Skip the pictures and repeat each line of the data exactly.

[Begin]

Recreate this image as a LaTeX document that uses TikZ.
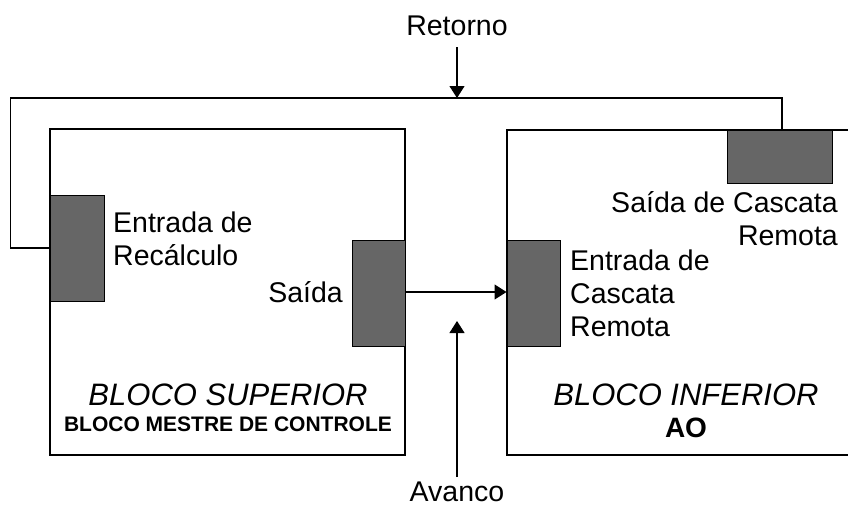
\documentclass[tikz,border=0pt]{standalone}
\usepackage{fontspec}
\setmainfont{Liberation Sans}
\usetikzlibrary{arrows.meta}
\definecolor{boxgray}{HTML}{666666}
\begin{document}
\begin{tikzpicture}[x=1pt,y=-1pt,
  block/.style={draw=black, line width=1.2pt, inner sep=0pt},
  port/.style={draw=black, fill=boxgray, line width=1pt, inner sep=0pt},
  wire/.style={draw=black, line width=1.2pt},
  arr/.style={wire, -{Triangle[length=12pt,width=15pt]}},
  lbl/.style={inner sep=0pt, font=\fontsize{28.5}{33}\selectfont},
  title/.style={inner sep=0pt, font=\fontsize{31}{36}\selectfont\itshape},
  sub/.style={inner sep=0pt, font=\fontsize{21}{25}\selectfont\bfseries},
  subbig/.style={inner sep=0pt, font=\fontsize{28}{33}\selectfont\bfseries}]
\useasboundingbox (0,0) rectangle (848,506);
\clip (0,0) rectangle (848,506);
% blocks
\node[block, minimum width=355pt, minimum height=326pt] (sup) at (227.5,292) {};
\node[block, minimum width=359pt, minimum height=325pt] (inf) at (686.5,292.5) {};
% ports
\node[port, minimum width=54pt, minimum height=106pt] (recalc) at (77,248) {};
\node[port, minimum width=53pt, minimum height=106pt] (saida) at (378.5,293) {};
\node[port, minimum width=53pt, minimum height=106pt] (entcasc) at (533.5,293) {};
\node[port, minimum width=105pt, minimum height=53pt] (saicasc) at (779.5,156.5) {};
% labels
\node[lbl, anchor=base] (retorno) at (457,35) {Retorno};
\node[lbl, anchor=base] (avanco) at (457,501) {Avanco};
\node[lbl, anchor=north west, align=left] (lrecalc) at (113,211.5) {Entrada de\\Recálculo};
\node[lbl, anchor=base east] (lsaida) at (343,302) {Saída};
\node[lbl, anchor=north west, align=left] (lentcasc) at (570,249.5) {Entrada de\\Cascata\\Remota};
\node[lbl, anchor=north east, align=right] (lsaicasc) at (838,191) {Saída de Cascata\\Remota};
\node[title, anchor=base] (tsup) at (228,405) {BLOCO SUPERIOR};
\node[sub, anchor=base] (ssup) at (228,431) {BLOCO MESTRE DE CONTROLE};
\node[title, anchor=base] (tinf) at (686,405) {BLOCO INFERIOR};
\node[subbig, anchor=base] (sinf) at (686,437) {AO};
% connectors
\coordinate (rettip) at (457,98);
\coordinate (avtip) at (457,321);
\draw[wire] (recalc.west) -- ++(-39,0) |- ([xshift=2.5pt]saicasc.north |- rettip) -- ([xshift=2.5pt]saicasc.north);
\draw[arr] ([yshift=-12pt]retorno.south) -- (rettip);
\draw[arr] ([yshift=1pt]saida.east) -- ([yshift=1pt]entcasc.west);
\draw[arr] ([yshift=4pt]avanco.north) -- (avtip);
\end{tikzpicture}
\end{document}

[End]

**Finished answer**
Recreate this image as a LaTeX document that uses TikZ.
\documentclass[tikz,border=0pt]{standalone}
\usepackage{fontspec}
\setmainfont{Liberation Sans}
\usetikzlibrary{arrows.meta}
\definecolor{boxgray}{HTML}{666666}
\begin{document}
\begin{tikzpicture}[x=1pt,y=-1pt,
  block/.style={draw=black, line width=1.2pt, inner sep=0pt},
  port/.style={draw=black, fill=boxgray, line width=1pt, inner sep=0pt},
  wire/.style={draw=black, line width=1.2pt},
  arr/.style={wire, -{Triangle[length=12pt,width=15pt]}},
  lbl/.style={inner sep=0pt, font=\fontsize{28.5}{33}\selectfont},
  title/.style={inner sep=0pt, font=\fontsize{31}{36}\selectfont\itshape},
  sub/.style={inner sep=0pt, font=\fontsize{21}{25}\selectfont\bfseries},
  subbig/.style={inner sep=0pt, font=\fontsize{28}{33}\selectfont\bfseries}]
\useasboundingbox (0,0) rectangle (848,506);
\clip (0,0) rectangle (848,506);
% blocks
\node[block, minimum width=355pt, minimum height=326pt] (sup) at (227.5,292) {};
\node[block, minimum width=359pt, minimum height=325pt] (inf) at (686.5,292.5) {};
% ports
\node[port, minimum width=54pt, minimum height=106pt] (recalc) at (77,248) {};
\node[port, minimum width=53pt, minimum height=106pt] (saida) at (378.5,293) {};
\node[port, minimum width=53pt, minimum height=106pt] (entcasc) at (533.5,293) {};
\node[port, minimum width=105pt, minimum height=53pt] (saicasc) at (779.5,156.5) {};
% labels
\node[lbl, anchor=base] (retorno) at (457,35) {Retorno};
\node[lbl, anchor=base] (avanco) at (457,501) {Avanco};
\node[lbl, anchor=north west, align=left] (lrecalc) at (113,211.5) {Entrada de\\Recálculo};
\node[lbl, anchor=base east] (lsaida) at (343,302) {Saída};
\node[lbl, anchor=north west, align=left] (lentcasc) at (570,249.5) {Entrada de\\Cascata\\Remota};
\node[lbl, anchor=north east, align=right] (lsaicasc) at (838,191) {Saída de Cascata\\Remota};
\node[title, anchor=base] (tsup) at (228,405) {BLOCO SUPERIOR};
\node[sub, anchor=base] (ssup) at (228,431) {BLOCO MESTRE DE CONTROLE};
\node[title, anchor=base] (tinf) at (686,405) {BLOCO INFERIOR};
\node[subbig, anchor=base] (sinf) at (686,437) {AO};
% connectors
\coordinate (rettip) at (457,98);
\coordinate (avtip) at (457,321);
\draw[wire] (recalc.west) -- ++(-39,0) |- ([xshift=2.5pt]saicasc.north |- rettip) -- ([xshift=2.5pt]saicasc.north);
\draw[arr] ([yshift=-12pt]retorno.south) -- (rettip);
\draw[arr] ([yshift=1pt]saida.east) -- ([yshift=1pt]entcasc.west);
\draw[arr] ([yshift=4pt]avanco.north) -- (avtip);
\end{tikzpicture}
\end{document}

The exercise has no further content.